Larry, Following up on summit's response to your Q - If you intend to rollover to a new employer's 401K, the first thing to check is if your new employer's plan allows rollovers from IRAs. Not all plans allow that. If they do, then follow the procedure per your new employer's plan
SaintsFan, your approach seems reasonable - have you done planning for the health care coverage (potential gap) for you from 2018 until age 65?
Saints Fan---What you say sounds reasonable but do not believe that retirement planning should be a do it yourself project unless you are a professional. Why not have an hourly planner run some numbers for you? Will a 2-4% drawdown meet your needs? What is your definition od "Moderate" or "Moderate Aggressive? Most of us make financial mistakes ( I have) and we recover but when you make a retirement financial mistake, we may not be able to recover. It's worth your peace of mind to have another pair of eyes look at your situation. Go NAPFA.org to find a fee only planner near you.
Michael, uncertainities in your jobs is the key takeaway for me from what you said. Given this, I would start saving for an emergency fund first from your cash position - In fact, if you are eligible, saving in a ROTH IRA is a great way to save for emergency funds. I will then set aside money in safer Investments towards down payment for your "to be bought" home. Whether it is CDs, municpal bonds or savings account is tough to say without knowing the risk tolerance / investing profile / tax situation of both of you. In fact, I would think a comprehensive review of your financial situation is a great place to start for you ( in my view).

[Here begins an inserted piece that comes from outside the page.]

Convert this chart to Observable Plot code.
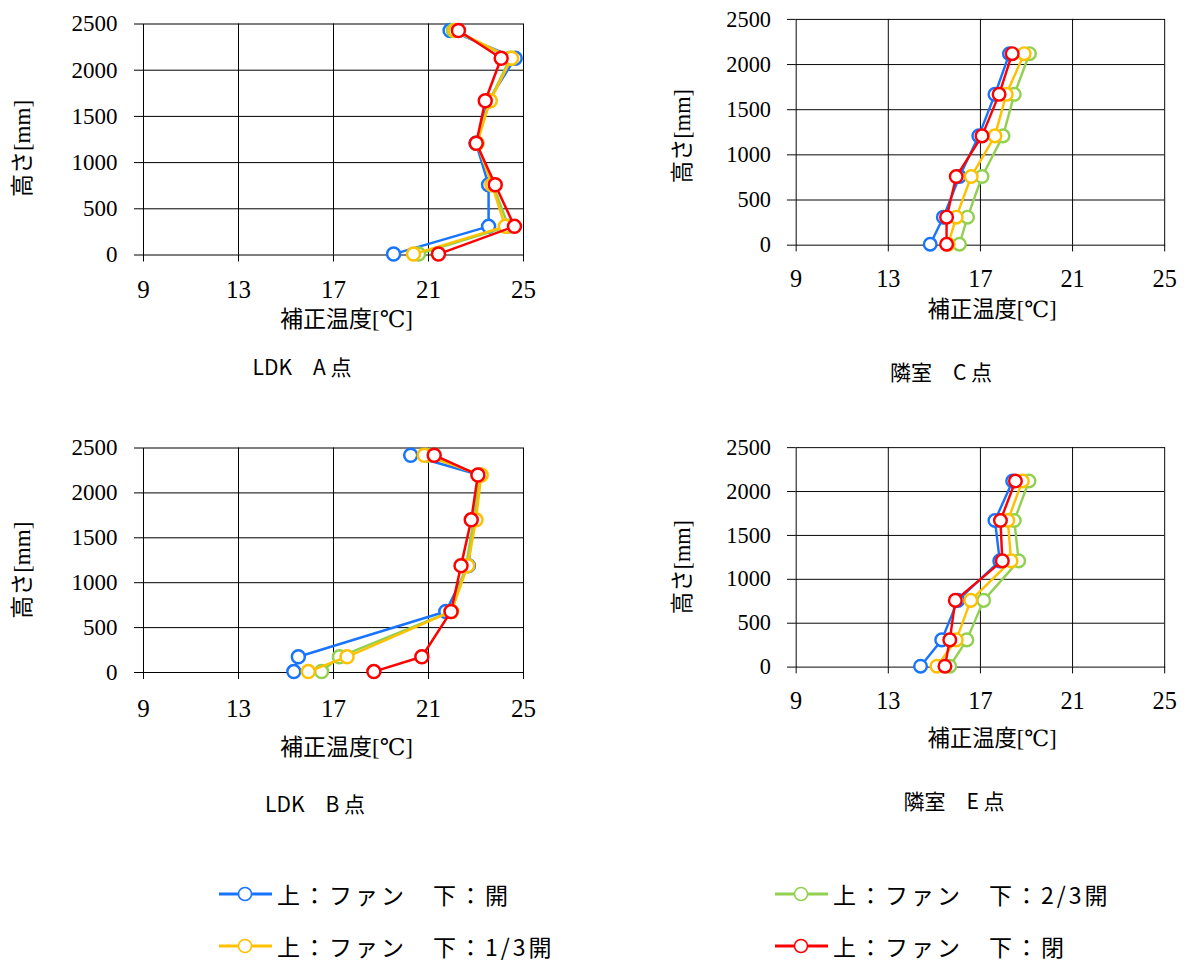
<!DOCTYPE html>
<html><head><meta charset="utf-8">
<script src="https://cdn.jsdelivr.net/npm/d3@7"></script>
<script src="https://cdn.jsdelivr.net/npm/@observablehq/plot@0.6"></script>
<style>
body{margin:0;background:#fff;}
#root{position:relative;width:1203px;height:963px;overflow:hidden;background:#fff;}
.panel{position:absolute;}
.cap{position:absolute;font-family:"Noto Sans CJK JP";font-size:21px;line-height:24px;color:#000;white-space:nowrap;transform:translate(-50%,-50%);}
.leg{position:absolute;display:flex;align-items:center;font-family:"Noto Sans CJK JP";font-size:23px;line-height:26px;letter-spacing:3px;color:#000;white-space:nowrap;}
.leg svg{margin-right:5px;}
</style></head><body><div id="root"></div>
<script>
// ---- data ----
const seriesNames = ["上：ファン　下：開", "上：ファン　下：2/3開", "上：ファン　下：1/3開", "上：ファン　下：閉"];
const seriesColors = ["#1874ff", "#92d050", "#ffc000", "#ff0000"];
const xTicks = [9, 13, 17, 21, 25];
const yTicks = [0, 500, 1000, 1500, 2000, 2500];

const heightsA = [10, 310, 760, 1210, 1670, 2130, 2430];
const heightsB = [10, 175, 680, 1190, 1700, 2200, 2420];
const heightsCE = [10, 310, 760, 1210, 1670, 2120];

// panel A (LDK A点): 開, 2/3開, 1/3開, 閉
const tempA_open  = [19.53, 23.53, 23.53, 23.00, 23.53, 24.65, 21.91];
const tempA_23    = [20.58, 24.37, 23.71, 23.04, 23.57, 24.44, 22.05];
const tempA_13    = [20.37, 24.23, 23.67, 23.04, 23.60, 24.50, 22.12];
const tempA_close = [21.42, 24.62, 23.81, 23.01, 23.39, 24.06, 22.26];

// panel B (LDK B点)
const tempB_open  = [15.33, 15.52, 21.73, 22.68, 22.90, 23.15, 20.25];
const tempB_23    = [16.50, 17.25, 21.95, 22.58, 22.90, 23.15, 20.96];
const tempB_13    = [15.94, 17.57, 21.97, 22.65, 23.00, 23.22, 20.82];
const tempB_close = [18.70, 20.72, 21.95, 22.37, 22.80, 23.08, 21.24];

// panel C (隣室 C点)
const tempC_open  = [14.82, 15.39, 16.09, 16.93, 17.63, 18.26];
const tempC_23    = [16.09, 16.44, 17.07, 17.98, 18.47, 19.13];
const tempC_13    = [15.60, 15.95, 16.60, 17.63, 18.12, 18.90];
const tempC_close = [15.53, 15.53, 15.95, 17.07, 17.81, 18.38];

// panel E (隣室 E点)
const tempE_open  = [14.40, 15.32, 16.02, 17.84, 17.63, 18.40];
const tempE_23    = [15.67, 16.41, 17.14, 18.66, 18.47, 19.11];
const tempE_13    = [15.11, 15.95, 16.58, 18.33, 18.19, 18.82];
const tempE_close = [15.46, 15.67, 15.91, 17.95, 17.87, 18.52];

const xLabel = "補正温度[℃]";
const yLabel = "高さ[mm]";
const captions = ["LDK　A 点", "隣室　C 点", "LDK　B 点", "隣室　E 点"];

// ---- layout ----
const panels = [
  {heights: heightsA, temps: [tempA_open, tempA_23, tempA_13, tempA_close],
   left: 0, top: 0, mt: 23.5, mb: 125.5, xt: 35, xl: {dx: 13, dy: 65}, cap: [302, 366], yl: {dx: -121, dy: 9}},
  {heights: heightsCE, temps: [tempC_open, tempC_23, tempC_13, tempC_close],
   left: 657, top: 0, mt: 19.5, mb: 127.7, xt: 35, xl: {dx: 12, dy: 67}, cap: [941, 371], yl: {dx: -117, dy: 4}},
  {heights: heightsB, temps: [tempB_open, tempB_23, tempB_13, tempB_close],
   left: 0, top: 420, mt: 27.5, mb: 128, xt: 36, xl: {dx: 13, dy: 75}, cap: [315, 803], yl: {dx: -121, dy: 10}},
  {heights: heightsCE, temps: [tempE_open, tempE_23, tempE_13, tempE_close],
   left: 657, top: 420, mt: 28, mb: 125.7, xt: 35, xl: {dx: 12, dy: 74}, cap: [954, 800], yl: {dx: -117, dy: 10}}
];

const root = document.getElementById("root");
const serif = "Liberation Serif, DejaVu Serif, Noto Sans CJK JP";

panels.forEach((p, pi) => {
  const rows = [];
  p.temps.forEach((arr, si) => arr.forEach((t, i) => rows.push({series: seriesNames[si], temp: t, height: p.heights[i]})));
  const marks = [
    Plot.gridX(xTicks.slice(1, -1), {stroke: "#000", strokeOpacity: 1, strokeWidth: 1}),
    Plot.gridY(yTicks.slice(1, -1), {stroke: "#000", strokeOpacity: 1, strokeWidth: 1}),
    Plot.frame({stroke: "#000", strokeWidth: 1}),
    Plot.axisX(xTicks, {tickSize: 7, label: null, tickFormat: () => ""}),
    Plot.axisY(yTicks, {tickSize: 9, label: null, tickFormat: () => ""}),
    Plot.text(xTicks, {x: d => d, frameAnchor: "bottom", text: d => String(d), dy: p.xt, lineAnchor: "middle", textAnchor: "middle", fontSize: 25, fontFamily: serif, fill: "#000"}),
    Plot.text(yTicks, {y: d => d, frameAnchor: "left", text: d => String(d), dx: -26, lineAnchor: "middle", textAnchor: "end", fontSize: 23, fontFamily: serif, fill: "#000"})
  ];
  seriesNames.forEach(name => {
    const d = rows.filter(r => r.series === name);
    marks.push(Plot.line(d, {x: "temp", y: "height", stroke: "series", strokeWidth: 2.5}));
    marks.push(Plot.dot(d, {x: "temp", y: "height", stroke: "series", fill: "white", r: 6.5, strokeWidth: 2.5}));
  });
  marks.push(Plot.text([xLabel], {frameAnchor: "bottom", textAnchor: "middle", lineAnchor: "middle", dx: p.xl.dx, dy: p.xl.dy, fontSize: 23, fontFamily: serif, fill: "#000"}));
  marks.push(Plot.text([yLabel], {frameAnchor: "left", textAnchor: "middle", lineAnchor: "middle", dx: p.yl.dx, dy: p.yl.dy, rotate: -90, fontSize: 23, fontFamily: serif, fill: "#000"}));

  const chart = Plot.plot({
    width: 563,
    height: 380,
    marginLeft: 143,
    marginRight: 40,
    marginTop: p.mt,
    marginBottom: p.mb,
    x: {domain: [9, 25]},
    y: {domain: [0, 2500]},
    color: {domain: seriesNames, range: seriesColors},
    style: {fontFamily: serif, fontSize: "21px", color: "#000", background: "transparent", overflow: "visible"},
    marks
  });
  const div = document.createElement("div");
  div.className = "panel";
  div.style.left = p.left + "px";
  div.style.top = p.top + "px";
  div.appendChild(chart);
  root.appendChild(div);

  const cap = document.createElement("div");
  cap.className = "cap";
  cap.style.left = p.cap[0] + "px";
  cap.style.top = p.cap[1] + "px";
  cap.textContent = captions[pi];
  root.appendChild(cap);
});

// ---- legend ----
const legendPos = [[219, 894], [775, 894], [219, 946], [775, 946]];
seriesNames.forEach((name, i) => {
  const item = document.createElement("div");
  item.className = "leg";
  item.style.left = legendPos[i][0] + "px";
  item.style.top = (legendPos[i][1] - 13) + "px";
  const c = seriesColors[i];
  item.innerHTML = `<svg width="53" height="20" style="overflow:visible"><line x1="0" x2="53" y1="10" y2="10" stroke="${c}" stroke-width="3"/><circle cx="26" cy="10" r="6.5" fill="white" stroke="${c}" stroke-width="1.5"/></svg><span>${name}</span>`;
  root.appendChild(item);
});
</script></body></html>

Joan, my retired clients often face two large expenses - taxes and medical care or coverage. REITs pay out income by design - that income comes as dividends and they are generally not qualified dividends for taxes which means in a taxable account, you may pay more. They can be effective in an overall plan, however so based on the very limited information we have here, you may wish to review it with your planner. As for a small conversion to a Roth, a planner can do that math for you including the 'time value of taxes paid now or later' and of course, you'll need the cash for any taxes to be paid in a conversion.
Joan: Investing in the REIT using a Roth is preferable to investing using the taxable account. The tax consequences of the Roth conversion would depend on the ratio of nondeductible dollars to deductible dollars in your IRA. You should consult with your planner or tax advisor on the optimal amount to convert.